The Protecting Investors’ Personally Identifiable Information Act was introduced in February 2025 by Representative Barry Loudermilk, R-Georgia, and co-sponsored by Troy Downing, R-Montana; Bill Huizenga, R-Michigan; Daniel Meuser, R-Pennsylvania; Zachary Nunn, R-Iowa; and Ann Wagner, R-Missouri. The legislation advanced from the Financial Services Committee on June 30 and may now receive consideration from the full House of Representatives.

“The CAT’s collection of Americans’ personal and financial information has enabled the largest surveillance scheme ever assembled by the federal government—one that poses unconscionable risks to the privacy, security and finances of millions of investors,” the ASA’s letter stated. “Tracking Americans through the stock market without any evidence of wrongdoing violates the 4th Amendment and exposes them to cybersecurity risks that far outweigh any regulatory benefit.”

The letter later referred to the CAT as an “Orwellian registry” that “betrays” the SEC’s mission to protect American investors.

ASA Asks SEC to Destroy Personal Data

Iacovella, again on behalf of the ASA, on June 22 filed comments directly with the SEC in response to the regulator’s concept release. Those comments urged the SEC to permanently eliminate the collection of “Customer and Account Information Data,” abandon the “Customer and Account Identifier” and destroy all personal data already collected.
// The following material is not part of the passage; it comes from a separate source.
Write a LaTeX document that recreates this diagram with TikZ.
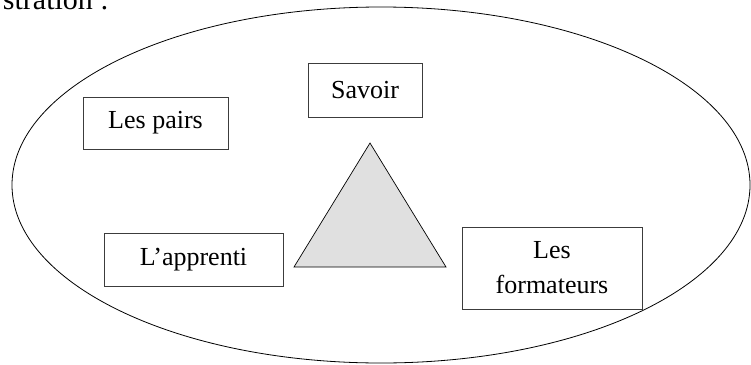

The CAT’s stated objectives of improved market surveillance, event reconstruction and market analysis do not require CCID or CAIS, the ASA’s letter stated. Rather, Iacovella suggested, the goals of the CAT can be achieved using order-level data tied to firm-side account identifiers, without collecting any investor’s name, address, date of birth, Social Security number of other personally identifiable information. The letter also noted that broker/dealers already maintain account-level records and can quickly respond to targeted regulatory inquiries, making a government-generated tracking identifier unnecessary for any regulatory purpose.

The ASA’s letter also raised several legal concerns, including that the CAT’s data collection and CCID violate the 4th Amendment’s protection against unreasonable searches, exceed the SEC’s statutory authority and raise nondelegation concerns.

The letter also highlighted an increasing cybersecurity threat posed by the CAT, pointing to known breaches in 2024 of the Department of Treasury and major U.S. communication companies by Chinese state-sponsored hackers. The ASA warned that the CAT represents the single most valuable target for foreign adversaries seeking to compromise American investors’ financial data.

The letter concluded by calling on the SEC to assess the CAT’s legality, perform a full financial audit of its costs, and move the system onto the SEC’s own budget from the budget of the self-regulatory organizations before approving any new funding model.

The concept release referenced the SEC’s 2026 Funding Model Order for the CAT, which includes a sunset provision for the current CAT fee collection process, stating “it would be premature to adopt a permanent funding model while engaged in a comprehensive review.”

The ASA stated that “the concept release … the [SEC’s] best opportunity in years to correct the CAT’s fundamental design flaws, and ASA urges the Commission to seize it. ASA has warned of these dangers for years, and every warning has only grown more urgent.”